The process of translation is not limited to trans-linguistic situations. This is to say, one does not simply translate from ancient languages into contemporary ones and be done with it. Franz Rosenzweig asserted that "everyone translates, and everyone must." It is actually a continuous, constant intra-linguistic process, as well.
For a good example of this in action, try to get your hands on a British and American version of the same Harry Potter book. While both are targeted to a language we loosely refer to as "English," there are distinct and forceful differences. The word "boot," for example, will be used in distinct and differing ways in the two versions--one referring to the heavy shoe and the other to the rear storage compartment of a car.

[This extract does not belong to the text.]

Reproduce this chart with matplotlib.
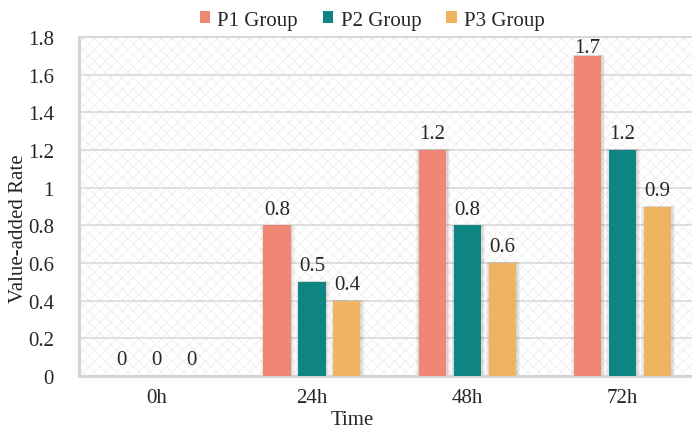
import matplotlib
matplotlib.use("Agg")
import matplotlib.pyplot as plt
from matplotlib.patches import Rectangle, Patch
import numpy as np

categories = ["0h", "24h", "48h", "72h"]
series_names = ["P1 Group", "P2 Group", "P3 Group"]
p1 = [0, 0.8, 1.2, 1.7]
p2 = [0, 0.5, 0.8, 1.2]
p3 = [0, 0.4, 0.6, 0.9]
yticks = [0, 0.2, 0.4, 0.6, 0.8, 1, 1.2, 1.4, 1.6, 1.8]
ytick_labels = ["0", "0.2", "0.4", "0.6", "0.8", "1", "1.2", "1.4", "1.6", "1.8"]
colors = ["#F08774", "#0E8582", "#EEB462"]

plt.rcParams['font.family'] = ['Liberation Serif', 'DejaVu Serif']
plt.rcParams['hatch.linewidth'] = 0.5
plt.rcParams['hatch.color'] = '#ececec'

FS = 15
TC = '#262626'

fig = plt.figure(figsize=(6.92, 4.31), dpi=100)
ax = fig.add_axes([0.114, 0.1253, 0.898, 0.7865])
ax.set_xlim(-0.5, 3.5)
ax.set_ylim(0, 1.8)

# hatched background
bg = Rectangle((0, 0), 1, 1, transform=ax.transAxes, facecolor='white',
               edgecolor='#ececec', hatch='xxx', linewidth=0, zorder=0)
ax.add_patch(bg)

for y in yticks[1:]:
    ax.axhline(y, color='#d9d9d9', lw=1.2, zorder=1)

x = np.arange(len(categories))
width = 0.175
offs = [-0.225, 0, 0.225]
data = [p1, p2, p3]
ymax = 1.8
for vals, off, c, name in zip(data, offs, colors, series_names):
    xs = x + off
    # soft shadow
    for k, a in zip([0.022, 0.014, 0.007], [0.04, 0.05, 0.06]):
        ax.bar(xs + 0.004, [v + (0.004 if v > 0 else 0) for v in vals],
               width=width + 2 * k, color='#000000', alpha=a,
               linewidth=0, zorder=2)
    ax.bar(xs, vals, width=width, color=c, linewidth=0, zorder=3, label=name)
    for xi, v in zip(xs, vals):
        if v + 0.03 + 0.1 > ymax:
            ax.text(xi, ymax - 0.005, f"{v:g}", ha='center', va='top', fontsize=FS,
                    color=TC, zorder=4, clip_on=False)
        else:
            ax.text(xi, v + 0.035, f"{v:g}", ha='center', va='bottom', fontsize=FS,
                    color=TC, zorder=4, clip_on=False)

ax.set_xticks(x)
ax.set_xticklabels(categories, fontsize=FS, color=TC)
ax.set_yticks(yticks)
ax.set_yticklabels(ytick_labels, fontsize=FS, color=TC)
ax.tick_params(axis='both', length=0)
ax.tick_params(axis='y', pad=18)
ax.tick_params(axis='x', pad=9)

ax.spines['right'].set_visible(False)
ax.spines['left'].set_color('#d4d4d4')
ax.spines['left'].set_linewidth(2.2)
ax.spines['bottom'].set_color('#d4d4d4')
ax.spines['bottom'].set_linewidth(2.2)
ax.spines['top'].set_color('#d9d9d9')
ax.spines['top'].set_linewidth(1.5)

fig.text(0.509, 0.003, "Time", ha='center', va='bottom', fontsize=FS, color=TC)
fig.text(0.027, 0.47, "Value-added Rate", ha='center', va='center', rotation=90,
         fontsize=FS, color=TC)

handles = [Patch(facecolor=c, edgecolor='none') for c in colors]
fig.legend(handles, series_names, loc='center', bbox_to_anchor=(0.538, 0.951),
           ncol=3, frameon=False, fontsize=FS, handlelength=0.5, handleheight=0.5,
           handletextpad=0.35, columnspacing=1.2, labelcolor=TC)

fig.savefig("out.png", dpi=100)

You don't even have to compare the King James to the New King James to see this in action. Merely go to a library archives and look for a King James from 300 years ago. Yes, it is in "English," but not really an "English" we contemporary readers understand anymore. The letter "s" is more often than not an "f" in those versions, and the spelling and grammar is remarkably obtuse to modern readers.
Or consider that the New International Version has now been updated to Today's New International Version. s they describe in the TNIV website, "Although a basic core of the English language remains relatively stable, many diverse and complex cultural forces continue to bring about subtle shifts in the meanings and/or connotations of even old, well-established words and phrases." When these shifts occur, we have no choice but to translate between them. Everyone translates, and everyone must.
Language is mastered, after all, not in its grammar but rather in its idioms. One is fluent when one can swing with the nuances of pronouns--knowing, for example, the important difference between "coming up" and "coming on" to someone.
Idioms are often regional, and sailing among them can be informative. For a good example of this, pick up any of Clarence Jordan's Cotton Patch versions of the Gospels and Paul's Letters. The regionalism and idiomatic English allow readers to experience some of the geography, ethnic tensions, and revelation of the Gospels in a striking manner. No doubt about it, idioms can be informative.
So, despite my academic pretensions and the urging of several of my friends, I am not going to dismiss the lolcats Bible project out of hand, tempting though that might be.
For the three of you out there unfamiliar with the phenomenon, "lolcats" (a neologism for "Laugh Out Loud Cats" or somesuch) are a fictional posse of felines that exist mainly through text-modified photos on the web. It works roughly like this: find a cute photo of a cat or kitten (other animals will work, too, if the context is appropriate), add some garbled English-esque text, and post it to a site (or many; these things tend to get forwarded).
The lolcat Bible project is ambitous. It is a wiki-based endeavor, involving many multiples of contributors, and its intention is really and truly to render the whole of the Bible into lolcat-ese. Why I find this so interesting is partly because it is an English-to-emergent-argot-of-English sort of project. In other words, the lolcatters are not (so far as I can tell) working from ancient languages (unless you consider Standard American English ancient, and I guess some do). There is a grammar at work in lolcat, and it is relatively stable (in much the same was as grammar is stable for English speakers from the Bronx, Trinidad, Wales and Liberia--that is to say, there is fluctuation).
Even more interestingly, there is a theology at work in lolcat. God is the "ceiling cat." Good things are cheezburgers, bad things are wet. There is even a nascent eschatology (though the editors scorn technical theological language or anything approximating it). This theology is important to watch--it is dynamic equivalence at work. In other words, if you are of the belief that "meaning" can somehow be moved from language to language with no real regard to grammar and structure (as some advocates of dynamic equivalence seem to suggest) then the lolcat Bible project is a perfect test case. If "meaning" is truly above all culture and context, then we can even make fictional cats understand, right?
I am not saying I agree with any of this. Rather, what I am suggesting is that things like the lolcats Bible project are live test cases, unfolding right before our eyes, of some of the theoretical positions that have governed biblical translation and distribution for over a century. We should pay close attention.
And, at the end of the day, reading the lolcats Bible project is a more worthwhile undertaking than, say, paying any attention at all to Rob Lacey's The Word on the Street. Srsly.